With the turning of the calendar, I get to write one of our favorite types of blog posts, looking ahead to aquarium trends to keep an eye on in 2017. Here are some of the big trends in aquarium design to watch for this year:

  1. Aquarium equipment costs are going down

As new aquarium technology pours in from China, the cost of an entire aquarium installation has gone down over 20% (in my estimations) due to cheaper materials and equipment coming in from China. We’d prefer to send our money to American companies and support local as much as possible. But I do have to admit, some of these new products are actually quite good. There is great innovation and quality materials with warranties and all. It is also energy efficient, low voltage equipment which is better for the environment and less costly.
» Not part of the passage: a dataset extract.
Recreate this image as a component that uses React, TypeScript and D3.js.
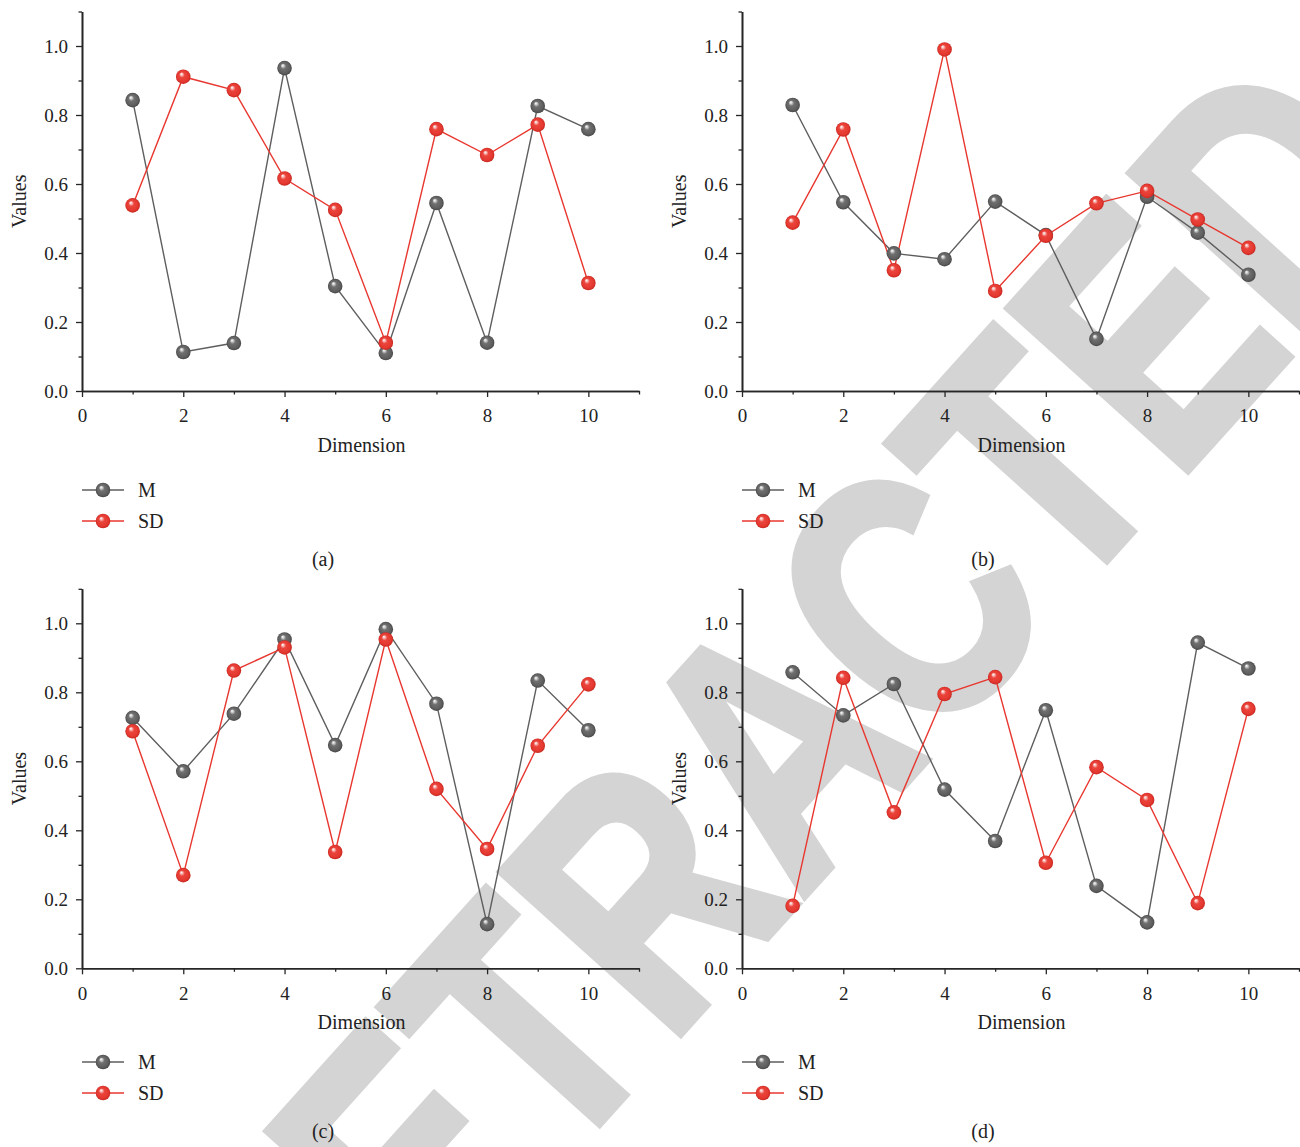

  1. Aquarium automation is taking off

As we all become busier and busier, it’s becoming harder for people to find the time to clean and maintain their aquariums. However, people are still interested in aquariums for the aesthetics and fun they provide. The answer? Improved automation technology is making aquariums more self-sufficient, as you’ll see in the next points.

  1. Technological advances

I didn’t see this coming even last year, but I’d say within the next year, we’ll sell some sort of a tablet computer with most aquarium installations. The technology for much of this isn’t new, but it is becoming extremely affordable and easy to use.

What will you use the tablet for you ask?

  • Lighting. We already have a cell phone app to completely control the lighting system to have it go from moonlight in the middle of the night to slowly warming and gaining intensity through the day to midday sun, then lowering intensity back to moonlight in the middle of the night, truly recreating a 24 hour lighting cycle.
  • Pump. Yes, an app on your cell phone to control pumps and waterflow. It also is now standard.
  • Camera, HD no less. Yes, an HD camera to see what is going on in the tank. Think your fish are sick? Log in to your aquarium and take a look around. Or, you could have  a camera looking at the filtration system. Also available now.
  • Motorized Algae Magnet. Think of a Rumba for your aquarium. This technology is coming soon. Program it from the tablet or phone to clean the glass 1, 2 or 100 times a day.
  • Monitoring water chemistry. Look up what the pH, temperature, salt, and more are with a couple swipes of a tablet or cell phone. This equipment has been available for some time but with so many other pieces of equipment requiring the technology aspect, we’re using them more and more. Furthermore this can send emails certain parameters are out alignment.
  • Automated dosing systems. Algae growing, have more Algae Eraser liquid added. pH low, add more alkalinity plus. All this can be done from a tablet or phone.
  1. More custom installations (and bigger ones)

I wasn’t kidding when I said that by my estimation the overall cost of an aquarium installation is down more than 20%. In 2016 we had a huge year and have sold and installed many aquariums around 500 gallons, which is really big.

Those tanks would have been so much more expensive even 5 years ago that a lot of people may have had other thoughts on spending so much. But particularly for the larger tanks, we save even more money than we do on smaller ones. No more need for massive pumps and chillers to cool the water after the pumps cook it means that the total cost of the installation is far lower.

  1.    Continued success in saltwater fish breeding

2016 saw the first successful breeding of the Blue Tang, or “Dori”, fish. This was a huge development. The “Nemo” fish have been successfully bred in captivity for years, so much to the fact the fish is hardly available as “wild caught” anymore—breeding in captivity is just so much less costly and complicated. The more fish and corals that are bred in captivity, the better, because this protects natural populations from poachers.

  1.   Aquaponics

Aquaponics is the process of soil-less farming. A tank of fish are kept to grow and breed and ultimately be harvested for consumption. The water from that tank which is full of nitrogen and thus, plant nutrient, is sent to growing beds for a huge number of vegetables. These vegetables flourish in the nutrient rich water and grow very rapidly. Entire curriculums are being developed for schools about this topic and more and more schools are installing aquaponic systems. These units are beginning to find their way to the home aquarium where people can grow their own herbs and vegetables, and this is only going to continue as more and more consumers are concerned about where their food is coming from.